* _Dataset content_
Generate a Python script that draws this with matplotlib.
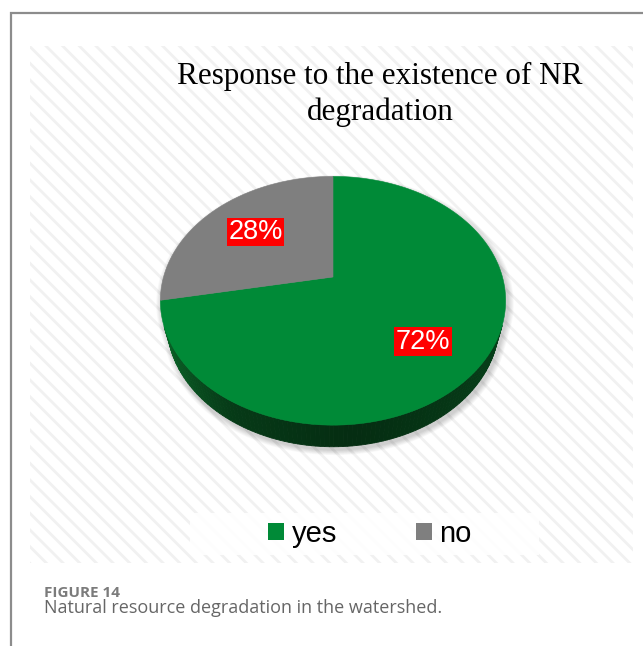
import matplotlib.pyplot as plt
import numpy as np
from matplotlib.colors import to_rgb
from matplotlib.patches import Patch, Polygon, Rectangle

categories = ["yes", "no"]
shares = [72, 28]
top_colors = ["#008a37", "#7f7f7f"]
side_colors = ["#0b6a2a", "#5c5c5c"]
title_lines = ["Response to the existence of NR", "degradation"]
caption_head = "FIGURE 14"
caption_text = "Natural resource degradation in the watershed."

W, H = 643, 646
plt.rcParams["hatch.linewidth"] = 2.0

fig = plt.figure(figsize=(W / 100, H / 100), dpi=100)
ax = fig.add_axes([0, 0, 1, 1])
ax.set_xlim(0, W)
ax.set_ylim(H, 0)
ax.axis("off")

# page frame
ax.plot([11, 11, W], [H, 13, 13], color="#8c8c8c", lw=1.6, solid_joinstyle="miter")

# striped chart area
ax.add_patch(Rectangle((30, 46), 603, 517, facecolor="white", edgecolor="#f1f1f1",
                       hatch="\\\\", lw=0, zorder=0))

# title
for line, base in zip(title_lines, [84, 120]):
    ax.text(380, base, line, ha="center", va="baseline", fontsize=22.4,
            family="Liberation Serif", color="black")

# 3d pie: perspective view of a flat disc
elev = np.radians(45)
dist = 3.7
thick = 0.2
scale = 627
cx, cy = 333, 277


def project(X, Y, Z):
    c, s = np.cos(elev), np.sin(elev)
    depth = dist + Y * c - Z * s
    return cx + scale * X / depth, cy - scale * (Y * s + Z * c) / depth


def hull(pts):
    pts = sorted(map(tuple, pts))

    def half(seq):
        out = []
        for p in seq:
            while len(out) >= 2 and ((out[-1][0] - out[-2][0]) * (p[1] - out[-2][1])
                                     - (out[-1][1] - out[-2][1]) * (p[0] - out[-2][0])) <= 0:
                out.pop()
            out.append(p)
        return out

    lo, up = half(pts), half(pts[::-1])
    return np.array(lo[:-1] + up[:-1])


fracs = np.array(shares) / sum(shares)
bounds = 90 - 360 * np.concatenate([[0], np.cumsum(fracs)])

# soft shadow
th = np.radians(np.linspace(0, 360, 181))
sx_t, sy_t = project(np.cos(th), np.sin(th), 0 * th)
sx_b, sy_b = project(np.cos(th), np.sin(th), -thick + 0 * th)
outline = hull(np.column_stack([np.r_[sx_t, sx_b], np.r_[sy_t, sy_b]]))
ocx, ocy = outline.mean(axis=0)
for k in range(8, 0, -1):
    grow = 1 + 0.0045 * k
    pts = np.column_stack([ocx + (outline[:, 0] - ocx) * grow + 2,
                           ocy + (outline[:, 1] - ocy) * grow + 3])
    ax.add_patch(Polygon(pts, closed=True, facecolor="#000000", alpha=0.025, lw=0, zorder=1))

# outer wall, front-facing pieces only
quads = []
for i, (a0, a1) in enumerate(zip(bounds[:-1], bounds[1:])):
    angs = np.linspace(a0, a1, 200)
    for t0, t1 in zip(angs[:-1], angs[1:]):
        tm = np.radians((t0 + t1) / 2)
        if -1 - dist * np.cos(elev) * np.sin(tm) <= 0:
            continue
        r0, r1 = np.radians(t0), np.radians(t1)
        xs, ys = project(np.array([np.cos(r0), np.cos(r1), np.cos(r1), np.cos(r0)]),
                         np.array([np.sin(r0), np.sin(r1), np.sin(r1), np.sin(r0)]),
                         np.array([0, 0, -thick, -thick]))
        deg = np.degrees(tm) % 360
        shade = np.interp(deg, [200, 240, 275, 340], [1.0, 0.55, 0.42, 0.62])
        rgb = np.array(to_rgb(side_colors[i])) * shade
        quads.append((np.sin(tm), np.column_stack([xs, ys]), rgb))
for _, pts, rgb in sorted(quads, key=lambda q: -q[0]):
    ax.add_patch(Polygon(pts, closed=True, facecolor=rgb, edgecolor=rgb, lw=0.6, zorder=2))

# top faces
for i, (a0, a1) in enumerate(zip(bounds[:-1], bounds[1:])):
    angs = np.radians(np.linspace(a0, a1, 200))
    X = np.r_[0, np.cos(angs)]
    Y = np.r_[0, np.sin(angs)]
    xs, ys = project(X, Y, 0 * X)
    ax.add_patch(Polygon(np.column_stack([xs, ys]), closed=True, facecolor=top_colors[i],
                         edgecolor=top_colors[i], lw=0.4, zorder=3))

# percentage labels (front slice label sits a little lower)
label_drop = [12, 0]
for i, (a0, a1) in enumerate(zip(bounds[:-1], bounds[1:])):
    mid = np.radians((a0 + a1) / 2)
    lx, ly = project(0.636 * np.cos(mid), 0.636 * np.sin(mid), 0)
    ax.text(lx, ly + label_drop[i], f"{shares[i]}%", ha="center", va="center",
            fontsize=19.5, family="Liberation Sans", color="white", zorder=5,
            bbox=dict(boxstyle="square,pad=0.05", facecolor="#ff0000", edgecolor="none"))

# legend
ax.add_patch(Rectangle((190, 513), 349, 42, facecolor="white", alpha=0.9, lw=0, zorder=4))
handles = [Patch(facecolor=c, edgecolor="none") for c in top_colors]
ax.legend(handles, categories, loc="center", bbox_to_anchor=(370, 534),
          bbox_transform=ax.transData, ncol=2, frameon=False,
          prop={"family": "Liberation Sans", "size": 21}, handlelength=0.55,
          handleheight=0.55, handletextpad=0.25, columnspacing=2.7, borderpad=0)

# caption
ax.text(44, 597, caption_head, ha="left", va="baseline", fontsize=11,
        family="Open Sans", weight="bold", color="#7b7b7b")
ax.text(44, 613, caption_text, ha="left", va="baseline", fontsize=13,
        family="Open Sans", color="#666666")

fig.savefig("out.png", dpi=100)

* _Exercise_
Every line in the data that holds "matplotlib" should be copied out.

* _Result of this task_
Generate a Python script that draws this with matplotlib.
import matplotlib.pyplot as plt
from matplotlib.colors import to_rgb
from matplotlib.patches import Patch, Polygon, Rectangle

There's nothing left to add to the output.